Le monde est en train de sombrer dans des profondeurs obscures. L’Occident a baissé les bras. Les gens là-bas sont livrés à eux-mêmes, dans un climat de mépris, d’humiliation et de terreur, sans espoir d’un avenir meilleur. Le monde civilisé croise les bras et observe en se disant : faites ce que vous voulez. C’est ainsi qu’en 2021, nous laissons régner des conditions semblables aux périodes les plus sombres du Moyen-Âge. Pourtant, nous sommes tous concernés par ce qui se passe en Afghanistan : Au-delà des flux de réfugiés qui atteindront bientôt l’Europe, où sont nos valeurs de solidarité, de droits de l’homme et de liberté ?

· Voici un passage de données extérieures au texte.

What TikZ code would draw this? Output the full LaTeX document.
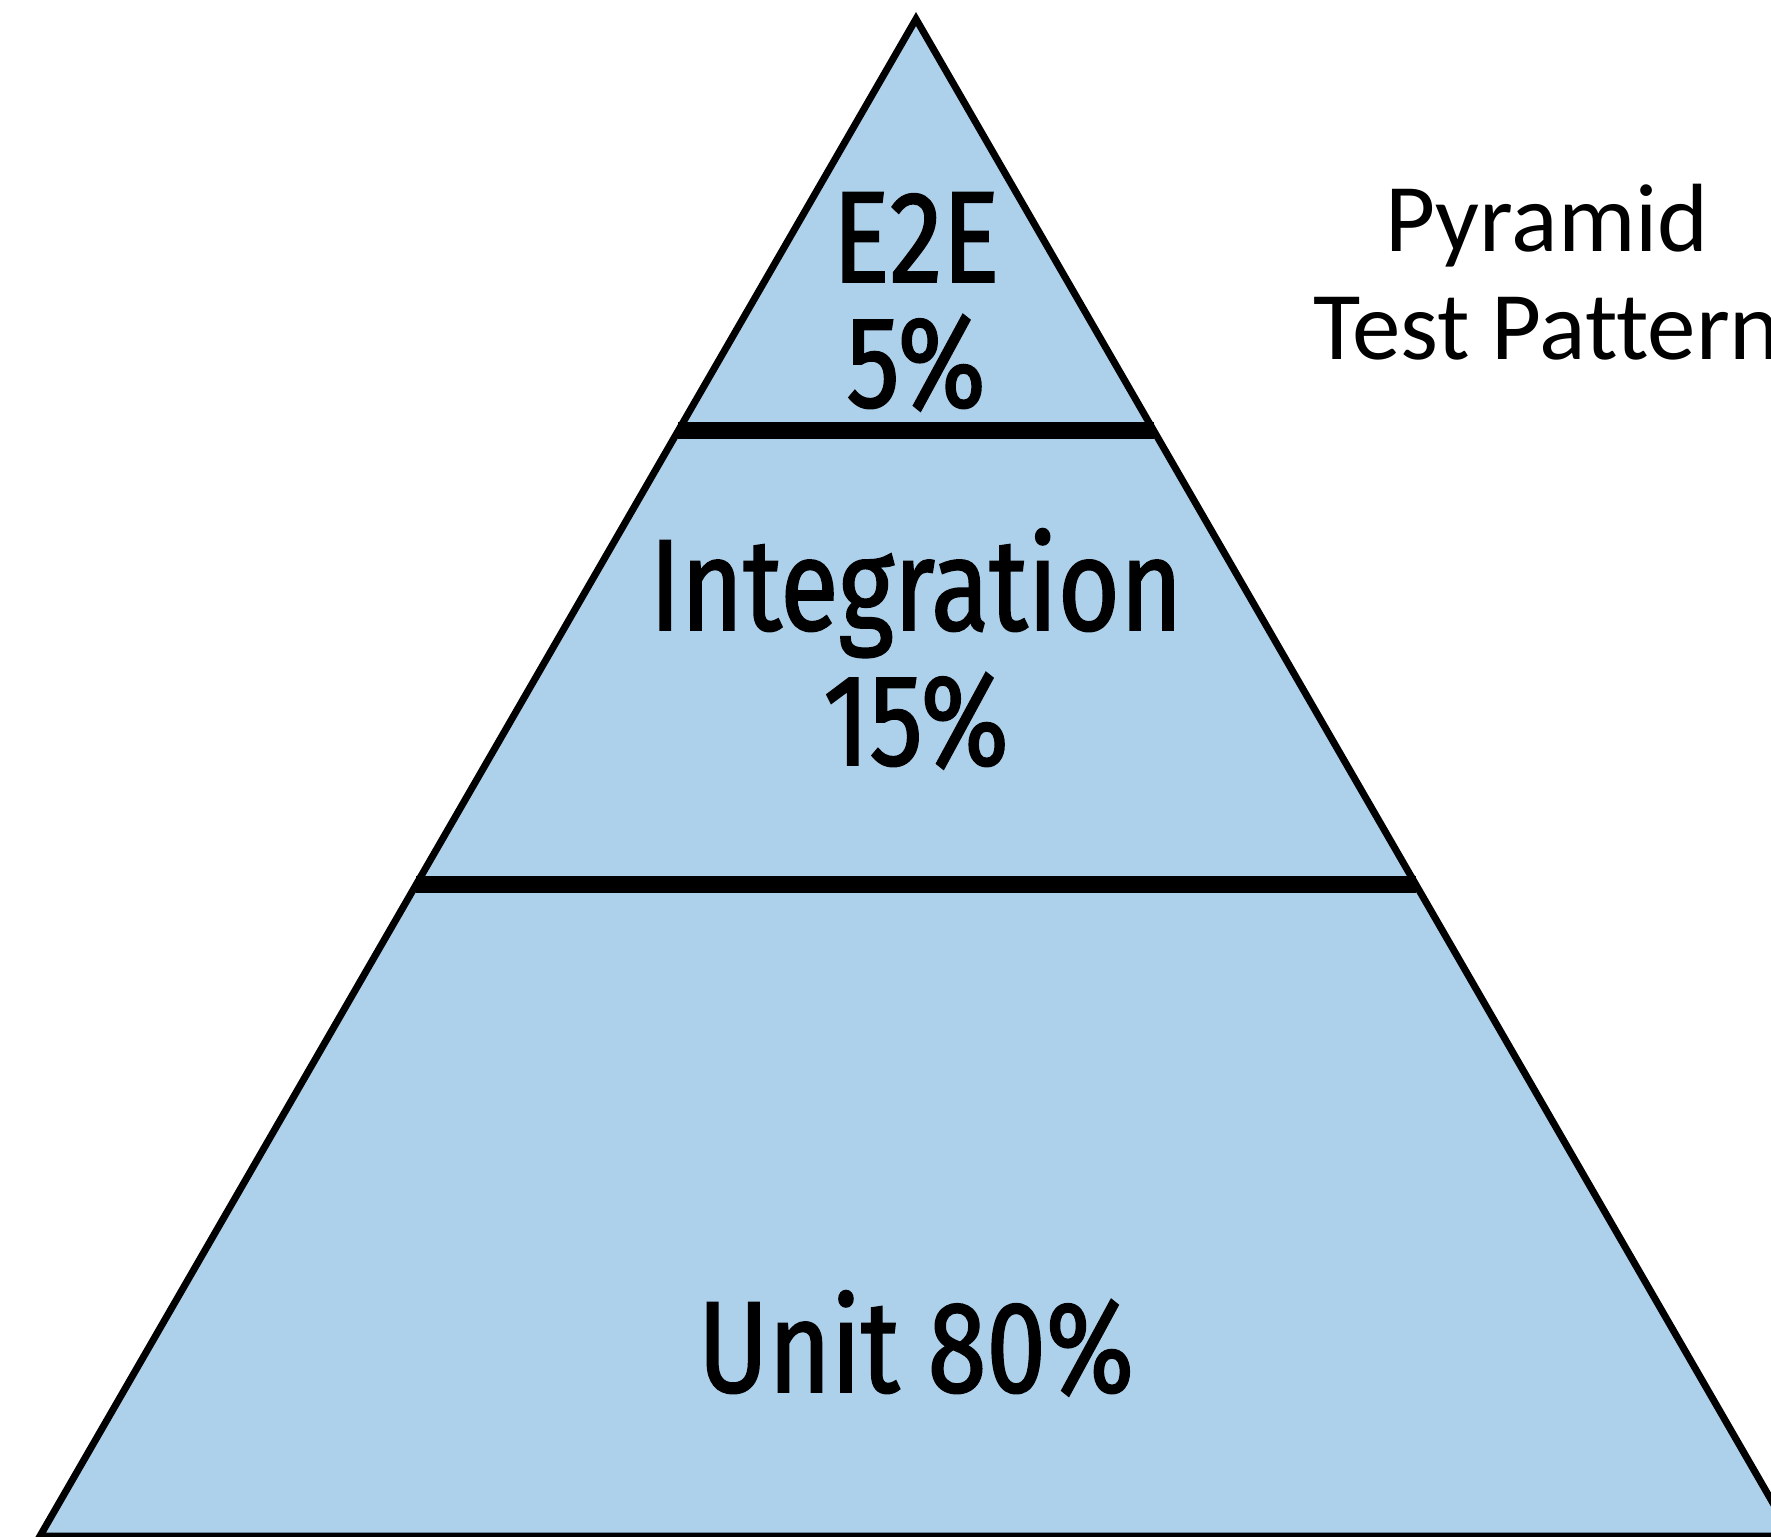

Revenons à votre dernier film. Comment avez-vous vécu les réactions sur «Voisins» ?
Partout où le film est projeté, les réactions sont positives. Je m’en réjouis beaucoup. Le coup d’envoi des projections a d’ailleurs été donné au festival du film de Shanghai. Malheureusement, je n’ai pas pu y assister à cause du Corona. Entre-temps, «Voisins» a été invité à 30 festivals en Europe, Asie et les pays arabes veulent inclure le film dans leurs programmes. Il vient d’ailleurs de remporter le prestigieux San Francisco Bay Area Film Critics Award 2021. C’est bien sûr une grande satisfaction et une confirmation pour moi et pour tous les participants. Ce film est une affaire de cœur : j’ai porté le scénario avec moi pendant 25 ans, nous avons vécu ensemble. Mais la situation n’a cessé d’évoluer et le projet risquait de ne jamais voir le jour. Aujourd’hui, le film est là et le calme est revenu.